A good number of them I don’t miss. In fact, when I think about it, I’d say I’d be happy to forget most of them – at least for a few months. Until I really need them, that is.
Not cafes and coffee bars, though. It’s not as though I frequent them often enough to really use the verb frequent, but when I do drop in to one – usually taking the opportunity while I’m out for another purpose – I enjoy my break, and my long black. Or sometimes my soy cappuccino.
And now, being confined in my bubble, and with not a cafe door in the country being open, I’m missing that treat.

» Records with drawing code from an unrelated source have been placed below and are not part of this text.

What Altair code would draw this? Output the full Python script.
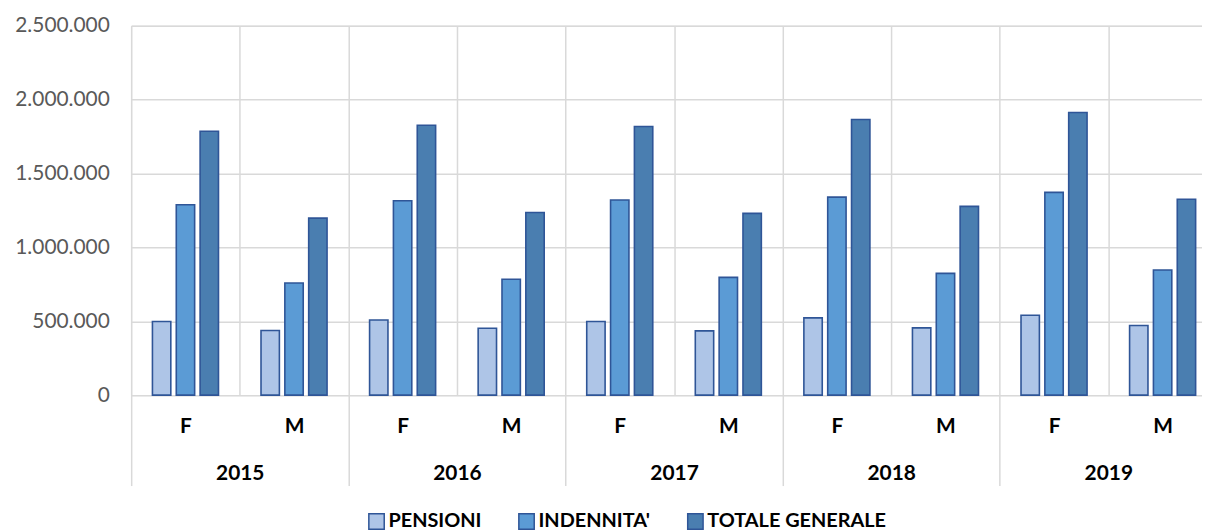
import altair as alt
import pandas as pd

years = ["2015", "2016", "2017", "2018", "2019"]
sexes = ["F", "M"]
series = ["PENSIONI", "INDENNITA'", "TOTALE GENERALE"]
colors = ["#AEC5E7", "#5B9BD5", "#4A7EB0"]

pensioni_F = [498000, 509000, 498000, 523000, 541000]
pensioni_M = [437000, 453000, 435000, 455000, 471000]
indennita_F = [1288000, 1315000, 1320000, 1340000, 1372000]
indennita_M = [759000, 784000, 797000, 824000, 847000]
totale_F = [1786000, 1826000, 1818000, 1865000, 1912000]
totale_M = [1198000, 1236000, 1230000, 1277000, 1326000]

y_ticks = [0, 500000, 1000000, 1500000, 2000000, 2500000]

vals = {
    ("PENSIONI", "F"): pensioni_F, ("PENSIONI", "M"): pensioni_M,
    ("INDENNITA'", "F"): indennita_F, ("INDENNITA'", "M"): indennita_M,
    ("TOTALE GENERALE", "F"): totale_F, ("TOTALE GENERALE", "M"): totale_M,
}
rows = []
for i, yr in enumerate(years):
    for sx in sexes:
        for s in series:
            rows.append({"cat": f"{yr} {sx}", "year": yr, "sex": sx,
                         "serie": s, "value": vals[(s, sx)][i]})
df = pd.DataFrame(rows)
cats = [f"{yr} {sx}" for yr in years for sx in sexes]
df_years = pd.DataFrame({"year": years})

FONT = "Lato"
GRID = "#D9D9D9"

y_enc = alt.Y("value:Q",
              scale=alt.Scale(domain=[0, 2500000], nice=False),
              axis=alt.Axis(values=y_ticks, title=None, domain=False, ticks=False,
                            labelExpr="replace(replace(format(datum.value, ',d'), ',', '.'), ',', '.')",
                            labelFont=FONT, labelFontSize=21, labelColor="#595959",
                            labelPadding=22, gridColor=GRID, gridWidth=1.5))

bars = alt.Chart(df).mark_bar(stroke="#2F5597", strokeWidth=1.6).encode(
    x=alt.X("cat:N", sort=cats,
            scale=alt.Scale(domain=cats, paddingInner=0, paddingOuter=0),
            axis=alt.Axis(title=None, orient="bottom", domain=False, ticks=False,
                          grid=True, tickBand="extent", gridColor=GRID, gridWidth=1.5,
                          labelExpr="split(datum.value, ' ')[1]", labelAngle=0,
                          labelFont=FONT, labelFontSize=21, labelFontWeight="bold",
                          labelColor="#000000", labelPadding=21)),
    xOffset=alt.XOffset("serie:N", sort=series,
                        scale=alt.Scale(domain=series, paddingInner=0.229, paddingOuter=0.892)),
    y=y_enc,
    color=alt.Color("serie:N", sort=series,
                    scale=alt.Scale(domain=series, range=colors),
                    legend=alt.Legend(title=None, orient="none", direction="horizontal",
                                      legendX=237, legendY=489,
                                      symbolType="square", symbolSize=240,
                                      symbolStrokeColor="#2F5597", symbolStrokeWidth=1.5,
                                      symbolOpacity=1,
                                      labelFont=FONT, labelFontSize=20, labelFontWeight="bold",
                                      labelColor="#000000", labelOffset=2, labelLimit=400,
                                      columnPadding=34)),
)

year_layer = alt.Chart(df_years).mark_point(opacity=0).encode(
    x=alt.X("year:N", sort=years,
            scale=alt.Scale(domain=years, paddingInner=0, paddingOuter=0),
            axis=alt.Axis(title=None, orient="bottom", domain=False, grid=False,
                          ticks=True, tickBand="extent", tickSize=91,
                          tickColor=GRID, tickWidth=1.5,
                          labelAngle=0, labelFont=FONT, labelFontSize=21,
                          labelFontWeight="bold", labelColor="#000000",
                          labelPadding=-23)),
    y=alt.datum(0),
)

chart = alt.layer(bars, year_layer).resolve_scale(x="independent").properties(
    width=1093, height=372,
    autosize=alt.AutoSizeParams(type="none"),
    padding={"left": 124, "top": 16, "right": -15, "bottom": 138},
).configure_view(stroke=None).configure(background="white")

chart.save("out.html", embed_options={"renderer": "svg", "actions": False})
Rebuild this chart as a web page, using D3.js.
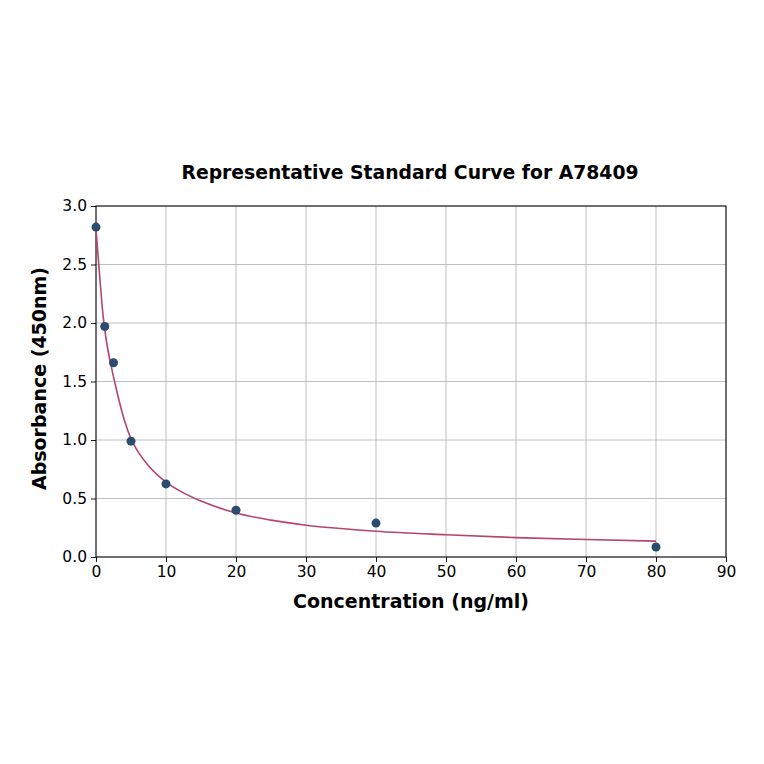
<!DOCTYPE html>
<html>
<head>
<meta charset="utf-8">
<script src="https://cdn.jsdelivr.net/npm/d3@7"></script>
<style>
  body { margin: 0; background: #fff; }
  text { font-family: "DejaVu Sans", sans-serif; }
</style>
</head>
<body>
<div id="chart-area"></div>
<script>
// measured standards
let conc = [0, 1.25, 2.5, 5, 10, 20, 40, 80];
let absorb = [2.82, 1.97, 1.66, 0.99, 0.625, 0.40, 0.29, 0.085];

// fitted curve
let fitX = [0, 0.5, 1, 1.5, 2, 2.5, 3, 4, 5, 6, 7.5, 10, 12.5, 15, 20, 25, 30, 35, 40, 50, 60, 70, 80];
let fitY = [2.80, 2.42, 2.07, 1.84, 1.68, 1.54, 1.41, 1.18, 1.01, 0.90, 0.78, 0.64, 0.548, 0.478, 0.376, 0.315, 0.272, 0.243, 0.22, 0.19, 0.166, 0.149, 0.136];

let xTicks = [0, 10, 20, 30, 40, 50, 60, 70, 80, 90];
let yTicks = [0.0, 0.5, 1.0, 1.5, 2.0, 2.5, 3.0];

let margin = { left: 96, right: 38, top: 206, bottom: 207 };
let width = 764 - margin.left - margin.right,
    height = 764 - margin.top - margin.bottom;

let svg = d3.select("#chart-area")
    .append("svg")
        .attr("width", 764)
        .attr("height", 764);

let g = svg.append("g")
    .attr("transform", `translate(${margin.left}, ${margin.top})`);

let x = d3.scaleLinear().domain([0, 90]).range([0, width]);
let y = d3.scaleLinear().domain([0, 3]).range([height, 0]);

// grid
g.append("g")
    .selectAll("line")
    .data(xTicks)
    .enter().append("line")
        .attr("x1", d => x(d)).attr("x2", d => x(d))
        .attr("y1", 0).attr("y2", height)
        .attr("stroke", "#b0b0b0").attr("stroke-width", 0.8);
g.append("g")
    .selectAll("line")
    .data(yTicks)
    .enter().append("line")
        .attr("x1", 0).attr("x2", width)
        .attr("y1", d => y(d)).attr("y2", d => y(d))
        .attr("stroke", "#b0b0b0").attr("stroke-width", 0.8);

// axes
let xAxisCall = d3.axisBottom(x).tickValues(xTicks).tickSize(5).tickPadding(4).tickFormat(d3.format("d"));
let yAxisCall = d3.axisLeft(y).tickValues(yTicks).tickSize(5).tickPadding(4).tickFormat(d3.format(".1f"));

let xAxis = g.append("g")
    .attr("transform", `translate(0, ${height})`)
    .call(xAxisCall);
let yAxis = g.append("g").call(yAxisCall);

[xAxis, yAxis].forEach(a => {
    a.select(".domain").remove();
    a.attr("font-size", null).attr("font-family", null);
    a.selectAll("text")
        .style("font-size", "15.5px")
        .attr("fill", "#000");
    a.selectAll("line").attr("stroke", "#000").attr("stroke-width", 0.9);
});

// frame
g.append("rect")
    .attr("x", 0).attr("y", 0)
    .attr("width", width).attr("height", height)
    .attr("fill", "none")
    .attr("stroke", "#000")
    .attr("stroke-width", 1);

// fitted curve
let line = d3.line()
    .x((d, i) => x(fitX[i]))
    .y(d => y(d))
    .curve(d3.curveMonotoneX);

g.append("path")
    .datum(fitY)
    .attr("d", line)
    .attr("fill", "none")
    .attr("stroke", "#b5446e")
    .attr("stroke-width", 1.6);

// points
g.selectAll("circle")
    .data(conc)
    .enter().append("circle")
        .attr("cx", d => x(d))
        .attr("cy", (d, i) => y(absorb[i]))
        .attr("r", 4.5)
        .attr("fill", "#2b4c6f");

// labels
svg.append("text")
    .attr("x", 410)
    .attr("y", 179)
    .attr("text-anchor", "middle")
    .style("font-size", "18.8px")
    .attr("font-weight", "bold")
    .text("Representative Standard Curve for A78409");

svg.append("text")
    .attr("x", margin.left + width / 2)
    .attr("y", 608)
    .attr("text-anchor", "middle")
    .style("font-size", "19px")
    .attr("font-weight", "bold")
    .text("Concentration (ng/ml)");

svg.append("text")
    .attr("x", -(margin.top + height / 2) + 3)
    .attr("y", 46)
    .attr("text-anchor", "middle")
    .attr("transform", "rotate(-90)")
    .style("font-size", "19px")
    .attr("font-weight", "bold")
    .text("Absorbance (450nm)");
</script>
</body>
</html>
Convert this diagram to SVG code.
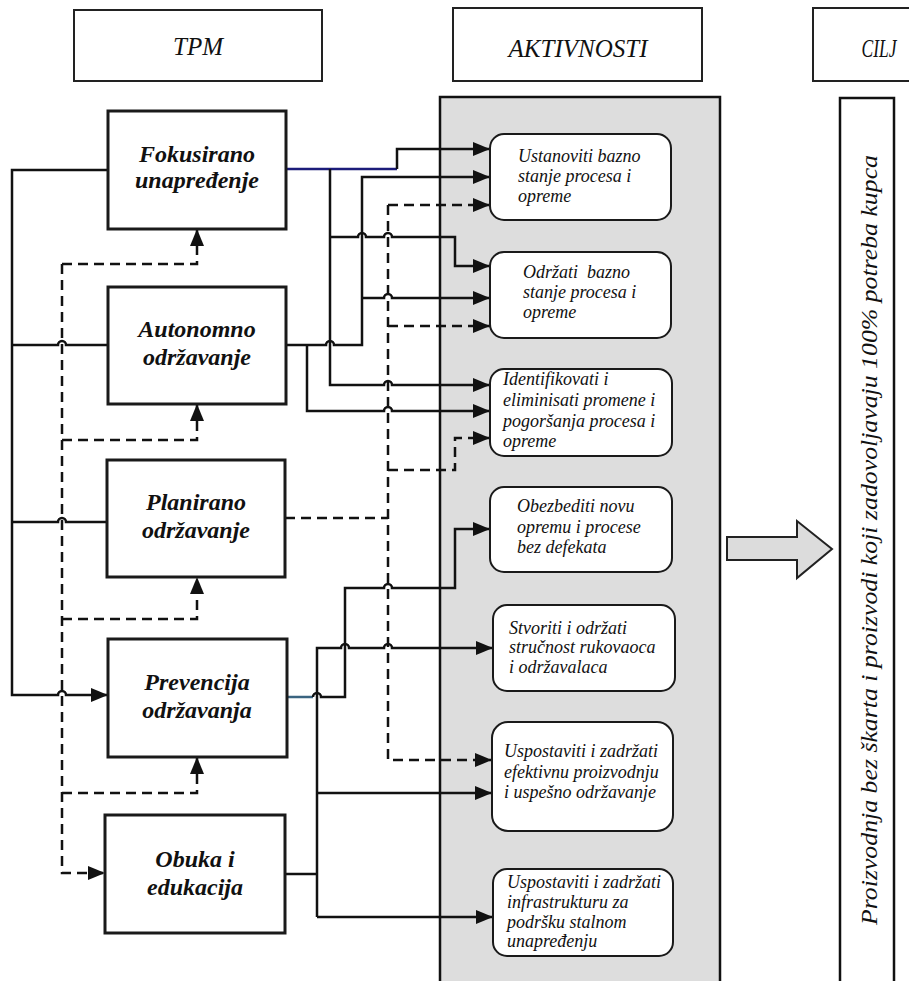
<svg xmlns="http://www.w3.org/2000/svg" width="909" height="981" viewBox="0 0 909 981">
<style>
.hdr{fill:#fff;stroke:#222;stroke-width:2}
.box{fill:#fff;stroke:#1a1a1a;stroke-width:3}
.act{fill:#fff;stroke:#1a1a1a;stroke-width:2}
.ln{fill:none;stroke:#111;stroke-width:2.5}
.dash{fill:none;stroke:#111;stroke-width:2.5;stroke-dasharray:10 6}
text{font-family:'Times New Roman','Liberation Serif','DejaVu Serif','Noto Serif',serif;font-style:italic;fill:#111}
.ht{font-size:25px;text-anchor:middle}
.bt{font-weight:bold;font-size:24px;text-anchor:middle}
.at{font-size:18px}
.gt{font-size:24px;text-anchor:middle}
</style>
<defs>
<marker id="ah" markerUnits="userSpaceOnUse" markerWidth="17" markerHeight="14" refX="17" refY="7" orient="auto">
<path d="M0,0 L17,7 L0,14 z" fill="#111"/>
</marker>
</defs>
<rect width="909" height="981" fill="#fff"/>

<g id="hdr-tpm"><rect class="hdr" x="74" y="10" width="248" height="71"/><text class="ht" x="198" y="55">TPM</text></g>
<g id="hdr-akt"><rect class="hdr" x="453" y="8" width="249" height="73"/><text class="ht" x="578" y="57">AKTIVNOSTI</text></g>
<g id="hdr-cilj"><rect class="hdr" x="813" y="8" width="98" height="73"/><text class="ht" transform="translate(879,57) scale(0.7,1)">CILJ</text></g>

<rect id="panel" x="440" y="97" width="280" height="900" fill="#dddddd" stroke="#111" stroke-width="2.5"/>

<g id="goal">
<rect x="840" y="98" width="54" height="900" fill="#fff" stroke="#111" stroke-width="2.5"/>
<text class="gt" transform="translate(877,540) rotate(-90)" textLength="770" lengthAdjust="spacingAndGlyphs">Proizvodnja bez škarta i proizvodi koji zadovoljavaju 100% potreba kupca</text>
</g>
<g id="big-arrow"><polygon points="727,537 797,537 797,521 832,549 797,578 797,560 727,560" fill="#dcdcdc" stroke="#222" stroke-width="2"/></g>

<g id="connectors">
<path class="ln" d="M108,170 H12 V695 H58 A4,4 0 0 1 66,695 H108" marker-end="url(#ah)"/>
<path class="ln" d="M12,345 H58 A4,4 0 0 1 66,345 H108"/>
<path class="ln" d="M12,522 H58 A4,4 0 0 1 66,522 H107"/>
<path class="dash" d="M62,264 V873 H105" marker-end="url(#ah)"/>
<path class="dash" d="M62,264 H197 V229" marker-end="url(#ah)"/>
<path class="dash" d="M62,440 H197 V404" marker-end="url(#ah)"/>
<path class="dash" d="M62,619 H197 V577" marker-end="url(#ah)"/>
<path class="dash" d="M62,793 H197 V757" marker-end="url(#ah)"/>
<path fill="none" stroke="#1c1c7a" stroke-width="2.5" d="M286,169 H397"/>
<path class="ln" d="M397,169 V149 H490" marker-end="url(#ah)"/>
<path class="ln" d="M330,169 V385 H384 A4,4 0 0 1 392,385 H490" marker-end="url(#ah)"/>
<path class="ln" d="M330,237 H358 A4,4 0 0 1 366,237 H384 A4,4 0 0 1 392,237 H455 V266 H490" marker-end="url(#ah)"/>
<path class="ln" d="M286,345 H326 A4,4 0 0 1 334,345 H362 V177 H490" marker-end="url(#ah)"/>
<path class="ln" d="M362,298 H384 A4,4 0 0 1 392,298 H490" marker-end="url(#ah)"/>
<path class="ln" d="M307,345 V411 H384 A4,4 0 0 1 392,411 H490" marker-end="url(#ah)"/>
<path class="dash" d="M285,518 H388"/>
<path class="dash" d="M388,205 V760 H492" marker-end="url(#ah)"/>
<path class="dash" d="M388,205 H490" marker-end="url(#ah)"/>
<path class="dash" d="M388,326 H490" marker-end="url(#ah)"/>
<path class="dash" d="M388,470 H455 V438 H490" marker-end="url(#ah)"/>
<path fill="none" stroke="#3a6480" stroke-width="2.5" d="M287,697 H313"/>
<path class="ln" d="M313,697 A4,4 0 0 1 321,697 H345 V588 H384 A4,4 0 0 1 392,588 H455 V529 H490" marker-end="url(#ah)"/>
<path class="ln" d="M285,874 H317"/>
<path class="ln" d="M317,917 V648 H341 A4,4 0 0 1 349,648 H384 A4,4 0 0 1 392,648 H493" marker-end="url(#ah)"/>
<path class="ln" d="M317,917 H493" marker-end="url(#ah)"/>
<path class="ln" d="M317,793 H492" marker-end="url(#ah)"/>
</g>

<g id="fokusirano"><rect class="box" x="108" y="111" width="178" height="118"/><text class="bt" x="197" y="162">Fokusirano</text><text class="bt" x="197" y="188">unapređenje</text></g>
<g id="autonomno"><rect class="box" x="108" y="287" width="178" height="117"/><text class="bt" x="197" y="337">Autonomno</text><text class="bt" x="197" y="365">održavanje</text></g>
<g id="planirano"><rect class="box" x="107" y="460" width="178" height="117"/><text class="bt" x="196" y="510">Planirano</text><text class="bt" x="196" y="538">održavanje</text></g>
<g id="prevencija"><rect class="box" x="108" y="639" width="179" height="118"/><text class="bt" x="197" y="690">Prevencija</text><text class="bt" x="197" y="718">održavanja</text></g>
<g id="obuka"><rect class="box" x="105" y="815" width="180" height="118"/><text class="bt" x="195" y="867">Obuka i</text><text class="bt" x="195" y="895">edukacija</text></g>

<g id="act1"><rect class="act" x="490" y="134" width="181" height="86" rx="14"/><text class="at" x="518" y="162">Ustanoviti bazno</text><text class="at" x="518" y="182">stanje procesa i</text><text class="at" x="518" y="202">opreme</text></g>
<g id="act2"><rect class="act" x="490" y="252" width="181" height="86" rx="14"/><text class="at" x="523" y="278" xml:space="preserve">Održati  bazno</text><text class="at" x="523" y="298">stanje procesa i</text><text class="at" x="523" y="318">opreme</text></g>
<g id="act3"><rect class="act" x="490" y="369" width="182" height="87" rx="14"/><text class="at" x="503" y="385">Identifikovati i</text><text class="at" x="503" y="406">eliminisati promene i</text><text class="at" x="503" y="427">pogoršanja procesa i</text><text class="at" x="503" y="447">opreme</text></g>
<g id="act4"><rect class="act" x="490" y="487" width="182" height="85" rx="14"/><text class="at" x="517" y="512">Obezbediti novu</text><text class="at" x="517" y="533">opremu i procese</text><text class="at" x="517" y="553">bez defekata</text></g>
<g id="act5"><rect class="act" x="493" y="605" width="182" height="86" rx="14"/><text class="at" x="509" y="634">Stvoriti i održati</text><text class="at" x="509" y="653">stručnost rukovaoca</text><text class="at" x="509" y="673">i održavalaca</text></g>
<g id="act6"><rect class="act" x="492" y="722" width="181" height="109" rx="16"/><text class="at" x="504" y="757">Uspostaviti i zadržati</text><text class="at" x="504" y="778">efektivnu proizvodnju</text><text class="at" x="504" y="798">i uspešno održavanje</text></g>
<g id="act7"><rect class="act" x="493" y="869" width="180" height="87" rx="14"/><text class="at" x="507" y="888">Uspostaviti i zadržati</text><text class="at" x="507" y="908">infrastrukturu za</text><text class="at" x="507" y="928">podršku stalnom</text><text class="at" x="507" y="947">unapređenju</text></g>
</svg>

But, they say there’s an upside to everything and one of the bonuses of cafes being closed is that do-gooders, well-meaning though I’m sure they are, have shifted their focus to the cause. Which means they’re not constantly picking on the price of a cup of coffee to make a point.
You know what I mean. “This costs less than a cup of coffee per week”; “If you stop going to coffee bars, over a year you’ll save $XX” etc.
What I want to know is, why does everyone always pick on coffee?
Why not Brussels sprouts?
The local supermarket has Brussels sprouts priced at $5.29 for 350 grams – I just checked online. Telling people to give up half a kilo of those a week would return much greater savings than a cup of coffee.
And I wouldn’t mind in the slightest giving up those.